SET PROBLEM
Reproduce all of the data below without alteration; exclude every picture.

COLLECTED MATERIAL
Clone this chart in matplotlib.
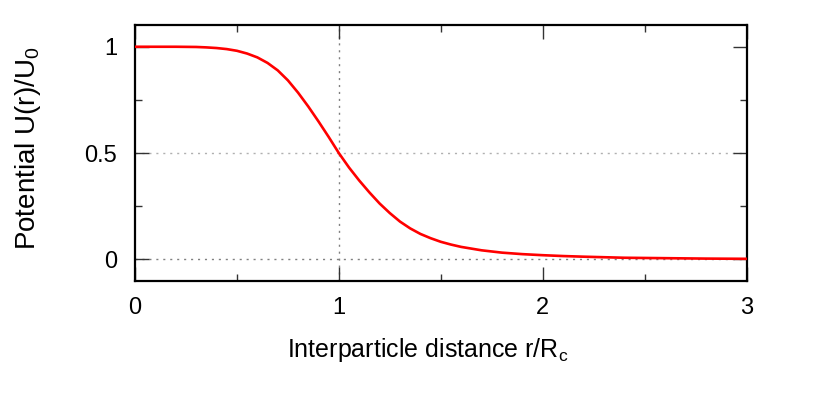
import matplotlib
matplotlib.use("Agg")
import matplotlib.pyplot as plt
from matplotlib.ticker import MultipleLocator

plt.rcParams['font.family'] = ['Liberation Sans', 'DejaVu Sans']
plt.rcParams['mathtext.fontset'] = 'custom'
plt.rcParams['mathtext.rm'] = 'Liberation Sans'

# Data
r_values = [0.0, 0.1, 0.2, 0.3, 0.35, 0.4, 0.45, 0.5, 0.55, 0.6, 0.65, 0.7, 0.75,
            0.8, 0.85, 0.9, 0.95, 1.0, 1.05, 1.1, 1.15, 1.2, 1.25, 1.3, 1.35,
            1.4, 1.45, 1.5, 1.55, 1.6, 1.7, 1.8, 1.9, 2.0, 2.1, 2.2, 2.4, 2.6,
            2.8, 3.0]
u_values = [1.0, 1.0, 1.0, 0.999, 0.997, 0.994, 0.989, 0.981, 0.968, 0.950,
            0.924, 0.889, 0.842, 0.784, 0.719, 0.649, 0.576, 0.5, 0.432, 0.371,
            0.315, 0.263, 0.218, 0.178, 0.146, 0.12, 0.1, 0.083, 0.07, 0.059,
            0.043, 0.032, 0.025, 0.02, 0.016, 0.013, 0.008, 0.006, 0.004, 0.003]
x_ticks = [0, 1, 2, 3]
y_ticks = [0, 0.5, 1]
y_tick_labels = ['0', '0.5', '1']

fig = plt.figure(figsize=(8.3, 3.97), dpi=100)
ax = fig.add_axes([0.1627, 0.2929, 0.7367, 0.6429])

# reference lines
ax.axvline(1, color='#808080', lw=1.0, linestyle=(0, (1.5, 3.5)), zorder=1)
ax.axhline(0.5, color='#b0b0b0', lw=1.0, linestyle=(0, (1.5, 3.5)), zorder=1)
ax.axhline(0, color='#808080', lw=1.0, linestyle=(0, (1.5, 3.5)), zorder=1)

ax.plot(r_values, u_values, color='#ff0000', lw=1.9, zorder=3,
        solid_joinstyle='round')

ax.set_xlim(0, 3)
ax.set_ylim(-0.1, 1.1)
ax.set_xticks(x_ticks)
ax.set_xticklabels([str(t) for t in x_ticks])
ax.set_yticks(y_ticks)
ax.set_yticklabels(y_tick_labels)
ax.xaxis.set_minor_locator(MultipleLocator(0.5))
ax.yaxis.set_minor_locator(MultipleLocator(0.25))

ax.tick_params(which='both', direction='in', top=True, right=True, width=1.0, color='#333333')
ax.tick_params(which='major', length=10, labelsize=17)
ax.tick_params(which='minor', length=5)
ax.tick_params(axis='x', which='major', pad=12)
ax.tick_params(axis='y', which='major', pad=13)
for s in ax.spines.values():
    s.set_linewidth(1.6)

ax.set_xlabel('Interparticle distance r/R$\\mathregular{_c}$', fontsize=18)
ax.xaxis.set_label_coords(0.4785, -0.215)
ax.set_ylabel('Potential U(r)/U$\\mathregular{_0}$', fontsize=20)
ax.yaxis.label.set_va('center')
ax.yaxis.set_label_coords(-0.175, 0.52)

fig.savefig('out.png', dpi=100)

RESPONSE
Clone this chart in matplotlib.
import matplotlib
matplotlib.use("Agg")
import matplotlib.pyplot as plt
from matplotlib.ticker import MultipleLocator

plt.rcParams['font.family'] = ['Liberation Sans', 'DejaVu Sans']
plt.rcParams['mathtext.fontset'] = 'custom'
plt.rcParams['mathtext.rm'] = 'Liberation Sans'

# Data
r_values = [0.0, 0.1, 0.2, 0.3, 0.35, 0.4, 0.45, 0.5, 0.55, 0.6, 0.65, 0.7, 0.75,
            0.8, 0.85, 0.9, 0.95, 1.0, 1.05, 1.1, 1.15, 1.2, 1.25, 1.3, 1.35,
            1.4, 1.45, 1.5, 1.55, 1.6, 1.7, 1.8, 1.9, 2.0, 2.1, 2.2, 2.4, 2.6,
            2.8, 3.0]
u_values = [1.0, 1.0, 1.0, 0.999, 0.997, 0.994, 0.989, 0.981, 0.968, 0.950,
            0.924, 0.889, 0.842, 0.784, 0.719, 0.649, 0.576, 0.5, 0.432, 0.371,
            0.315, 0.263, 0.218, 0.178, 0.146, 0.12, 0.1, 0.083, 0.07, 0.059,
            0.043, 0.032, 0.025, 0.02, 0.016, 0.013, 0.008, 0.006, 0.004, 0.003]
x_ticks = [0, 1, 2, 3]
y_ticks = [0, 0.5, 1]
y_tick_labels = ['0', '0.5', '1']

fig = plt.figure(figsize=(8.3, 3.97), dpi=100)
ax = fig.add_axes([0.1627, 0.2929, 0.7367, 0.6429])

# reference lines
ax.axvline(1, color='#808080', lw=1.0, linestyle=(0, (1.5, 3.5)), zorder=1)
ax.axhline(0.5, color='#b0b0b0', lw=1.0, linestyle=(0, (1.5, 3.5)), zorder=1)
ax.axhline(0, color='#808080', lw=1.0, linestyle=(0, (1.5, 3.5)), zorder=1)

ax.plot(r_values, u_values, color='#ff0000', lw=1.9, zorder=3,
        solid_joinstyle='round')

ax.set_xlim(0, 3)
ax.set_ylim(-0.1, 1.1)
ax.set_xticks(x_ticks)
ax.set_xticklabels([str(t) for t in x_ticks])
ax.set_yticks(y_ticks)
ax.set_yticklabels(y_tick_labels)
ax.xaxis.set_minor_locator(MultipleLocator(0.5))
ax.yaxis.set_minor_locator(MultipleLocator(0.25))

ax.tick_params(which='both', direction='in', top=True, right=True, width=1.0, color='#333333')
ax.tick_params(which='major', length=10, labelsize=17)
ax.tick_params(which='minor', length=5)
ax.tick_params(axis='x', which='major', pad=12)
ax.tick_params(axis='y', which='major', pad=13)
for s in ax.spines.values():
    s.set_linewidth(1.6)

ax.set_xlabel('Interparticle distance r/R$\\mathregular{_c}$', fontsize=18)
ax.xaxis.set_label_coords(0.4785, -0.215)
ax.set_ylabel('Potential U(r)/U$\\mathregular{_0}$', fontsize=20)
ax.yaxis.label.set_va('center')
ax.yaxis.set_label_coords(-0.175, 0.52)

fig.savefig('out.png', dpi=100)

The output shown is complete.